═════ RECORDED DATA ═════
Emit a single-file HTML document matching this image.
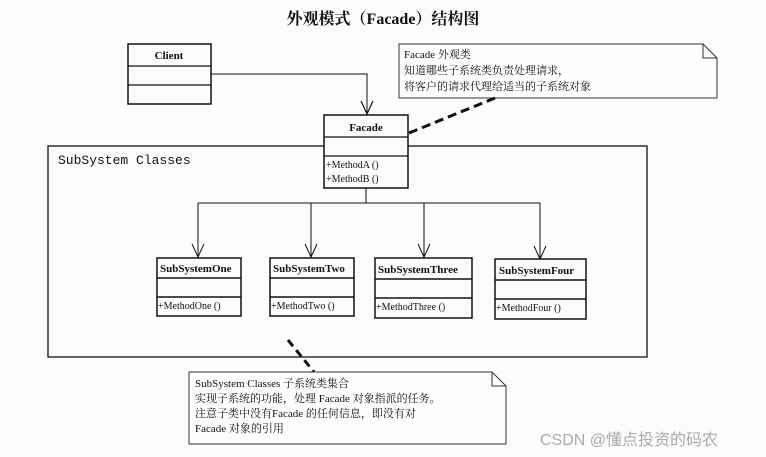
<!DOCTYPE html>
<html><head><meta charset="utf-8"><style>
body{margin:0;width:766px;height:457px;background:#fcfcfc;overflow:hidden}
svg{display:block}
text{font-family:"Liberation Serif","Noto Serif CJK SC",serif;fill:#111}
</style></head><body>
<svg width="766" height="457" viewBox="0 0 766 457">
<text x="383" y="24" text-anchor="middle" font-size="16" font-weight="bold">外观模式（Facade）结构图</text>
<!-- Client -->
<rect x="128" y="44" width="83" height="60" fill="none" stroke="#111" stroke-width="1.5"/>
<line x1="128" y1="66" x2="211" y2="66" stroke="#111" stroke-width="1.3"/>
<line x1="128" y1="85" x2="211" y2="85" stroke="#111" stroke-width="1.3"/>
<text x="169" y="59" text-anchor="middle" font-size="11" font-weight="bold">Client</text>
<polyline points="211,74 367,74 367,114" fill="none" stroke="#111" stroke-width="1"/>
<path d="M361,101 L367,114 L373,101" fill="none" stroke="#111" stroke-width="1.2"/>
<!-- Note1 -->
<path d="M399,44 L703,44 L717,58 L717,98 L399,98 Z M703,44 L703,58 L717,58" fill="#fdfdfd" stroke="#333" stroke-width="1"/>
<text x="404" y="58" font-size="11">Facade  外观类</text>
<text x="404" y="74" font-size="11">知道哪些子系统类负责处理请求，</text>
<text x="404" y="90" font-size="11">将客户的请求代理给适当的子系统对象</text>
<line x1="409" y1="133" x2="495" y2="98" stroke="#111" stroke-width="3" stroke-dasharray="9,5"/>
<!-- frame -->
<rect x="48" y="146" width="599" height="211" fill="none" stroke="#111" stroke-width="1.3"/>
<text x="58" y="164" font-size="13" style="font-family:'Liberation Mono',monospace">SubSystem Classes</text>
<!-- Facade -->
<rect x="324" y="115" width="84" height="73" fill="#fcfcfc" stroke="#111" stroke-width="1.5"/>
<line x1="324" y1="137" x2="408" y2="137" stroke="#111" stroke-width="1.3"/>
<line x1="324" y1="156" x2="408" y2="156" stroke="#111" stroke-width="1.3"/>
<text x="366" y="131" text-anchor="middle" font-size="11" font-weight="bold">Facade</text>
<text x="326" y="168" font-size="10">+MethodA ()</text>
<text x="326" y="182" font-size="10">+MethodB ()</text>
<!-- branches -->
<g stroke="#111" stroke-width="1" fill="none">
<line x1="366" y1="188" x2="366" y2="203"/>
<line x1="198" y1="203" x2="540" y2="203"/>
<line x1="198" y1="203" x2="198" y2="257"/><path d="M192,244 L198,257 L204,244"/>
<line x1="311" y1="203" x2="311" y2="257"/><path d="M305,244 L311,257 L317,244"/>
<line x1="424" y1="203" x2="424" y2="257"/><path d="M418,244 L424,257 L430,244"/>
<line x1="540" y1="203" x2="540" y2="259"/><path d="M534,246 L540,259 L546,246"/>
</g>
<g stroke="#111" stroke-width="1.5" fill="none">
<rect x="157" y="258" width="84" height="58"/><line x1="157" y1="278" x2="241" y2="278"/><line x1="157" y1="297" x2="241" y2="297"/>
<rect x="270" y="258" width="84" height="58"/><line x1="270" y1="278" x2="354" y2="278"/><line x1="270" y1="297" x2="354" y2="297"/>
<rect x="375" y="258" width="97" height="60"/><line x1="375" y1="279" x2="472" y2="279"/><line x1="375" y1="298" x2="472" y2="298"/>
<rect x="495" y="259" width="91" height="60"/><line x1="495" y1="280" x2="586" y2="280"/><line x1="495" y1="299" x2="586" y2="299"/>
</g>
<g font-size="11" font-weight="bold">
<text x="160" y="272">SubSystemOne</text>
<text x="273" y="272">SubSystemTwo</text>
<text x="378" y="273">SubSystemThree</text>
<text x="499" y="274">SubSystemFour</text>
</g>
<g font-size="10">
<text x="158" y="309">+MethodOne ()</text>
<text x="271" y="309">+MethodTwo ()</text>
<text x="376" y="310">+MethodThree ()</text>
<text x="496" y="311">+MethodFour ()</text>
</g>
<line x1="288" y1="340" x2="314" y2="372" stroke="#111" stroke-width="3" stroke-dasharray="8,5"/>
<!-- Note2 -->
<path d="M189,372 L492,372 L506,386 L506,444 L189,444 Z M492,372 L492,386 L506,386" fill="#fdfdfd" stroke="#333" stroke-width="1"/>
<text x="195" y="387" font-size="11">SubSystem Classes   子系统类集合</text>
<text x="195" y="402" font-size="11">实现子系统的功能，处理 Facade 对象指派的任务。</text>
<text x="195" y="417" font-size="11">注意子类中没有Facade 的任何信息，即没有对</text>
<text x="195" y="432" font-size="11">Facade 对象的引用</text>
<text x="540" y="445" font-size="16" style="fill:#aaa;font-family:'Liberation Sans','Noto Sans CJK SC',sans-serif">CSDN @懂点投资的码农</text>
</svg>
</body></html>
═════
_TASK REQUIREMENTS_
From the data above, write out everything exactly except the pictures.

_RIGHT ANSWER_
Emit a single-file HTML document matching this image.
<!DOCTYPE html>
<html><head><meta charset="utf-8"><style>
body{margin:0;width:766px;height:457px;background:#fcfcfc;overflow:hidden}
svg{display:block}
text{font-family:"Liberation Serif","Noto Serif CJK SC",serif;fill:#111}
</style></head><body>
<svg width="766" height="457" viewBox="0 0 766 457">
<text x="383" y="24" text-anchor="middle" font-size="16" font-weight="bold">外观模式（Facade）结构图</text>
<!-- Client -->
<rect x="128" y="44" width="83" height="60" fill="none" stroke="#111" stroke-width="1.5"/>
<line x1="128" y1="66" x2="211" y2="66" stroke="#111" stroke-width="1.3"/>
<line x1="128" y1="85" x2="211" y2="85" stroke="#111" stroke-width="1.3"/>
<text x="169" y="59" text-anchor="middle" font-size="11" font-weight="bold">Client</text>
<polyline points="211,74 367,74 367,114" fill="none" stroke="#111" stroke-width="1"/>
<path d="M361,101 L367,114 L373,101" fill="none" stroke="#111" stroke-width="1.2"/>
<!-- Note1 -->
<path d="M399,44 L703,44 L717,58 L717,98 L399,98 Z M703,44 L703,58 L717,58" fill="#fdfdfd" stroke="#333" stroke-width="1"/>
<text x="404" y="58" font-size="11">Facade  外观类</text>
<text x="404" y="74" font-size="11">知道哪些子系统类负责处理请求，</text>
<text x="404" y="90" font-size="11">将客户的请求代理给适当的子系统对象</text>
<line x1="409" y1="133" x2="495" y2="98" stroke="#111" stroke-width="3" stroke-dasharray="9,5"/>
<!-- frame -->
<rect x="48" y="146" width="599" height="211" fill="none" stroke="#111" stroke-width="1.3"/>
<text x="58" y="164" font-size="13" style="font-family:'Liberation Mono',monospace">SubSystem Classes</text>
<!-- Facade -->
<rect x="324" y="115" width="84" height="73" fill="#fcfcfc" stroke="#111" stroke-width="1.5"/>
<line x1="324" y1="137" x2="408" y2="137" stroke="#111" stroke-width="1.3"/>
<line x1="324" y1="156" x2="408" y2="156" stroke="#111" stroke-width="1.3"/>
<text x="366" y="131" text-anchor="middle" font-size="11" font-weight="bold">Facade</text>
<text x="326" y="168" font-size="10">+MethodA ()</text>
<text x="326" y="182" font-size="10">+MethodB ()</text>
<!-- branches -->
<g stroke="#111" stroke-width="1" fill="none">
<line x1="366" y1="188" x2="366" y2="203"/>
<line x1="198" y1="203" x2="540" y2="203"/>
<line x1="198" y1="203" x2="198" y2="257"/><path d="M192,244 L198,257 L204,244"/>
<line x1="311" y1="203" x2="311" y2="257"/><path d="M305,244 L311,257 L317,244"/>
<line x1="424" y1="203" x2="424" y2="257"/><path d="M418,244 L424,257 L430,244"/>
<line x1="540" y1="203" x2="540" y2="259"/><path d="M534,246 L540,259 L546,246"/>
</g>
<g stroke="#111" stroke-width="1.5" fill="none">
<rect x="157" y="258" width="84" height="58"/><line x1="157" y1="278" x2="241" y2="278"/><line x1="157" y1="297" x2="241" y2="297"/>
<rect x="270" y="258" width="84" height="58"/><line x1="270" y1="278" x2="354" y2="278"/><line x1="270" y1="297" x2="354" y2="297"/>
<rect x="375" y="258" width="97" height="60"/><line x1="375" y1="279" x2="472" y2="279"/><line x1="375" y1="298" x2="472" y2="298"/>
<rect x="495" y="259" width="91" height="60"/><line x1="495" y1="280" x2="586" y2="280"/><line x1="495" y1="299" x2="586" y2="299"/>
</g>
<g font-size="11" font-weight="bold">
<text x="160" y="272">SubSystemOne</text>
<text x="273" y="272">SubSystemTwo</text>
<text x="378" y="273">SubSystemThree</text>
<text x="499" y="274">SubSystemFour</text>
</g>
<g font-size="10">
<text x="158" y="309">+MethodOne ()</text>
<text x="271" y="309">+MethodTwo ()</text>
<text x="376" y="310">+MethodThree ()</text>
<text x="496" y="311">+MethodFour ()</text>
</g>
<line x1="288" y1="340" x2="314" y2="372" stroke="#111" stroke-width="3" stroke-dasharray="8,5"/>
<!-- Note2 -->
<path d="M189,372 L492,372 L506,386 L506,444 L189,444 Z M492,372 L492,386 L506,386" fill="#fdfdfd" stroke="#333" stroke-width="1"/>
<text x="195" y="387" font-size="11">SubSystem Classes   子系统类集合</text>
<text x="195" y="402" font-size="11">实现子系统的功能，处理 Facade 对象指派的任务。</text>
<text x="195" y="417" font-size="11">注意子类中没有Facade 的任何信息，即没有对</text>
<text x="195" y="432" font-size="11">Facade 对象的引用</text>
<text x="540" y="445" font-size="16" style="fill:#aaa;font-family:'Liberation Sans','Noto Sans CJK SC',sans-serif">CSDN @懂点投资的码农</text>
</svg>
</body></html>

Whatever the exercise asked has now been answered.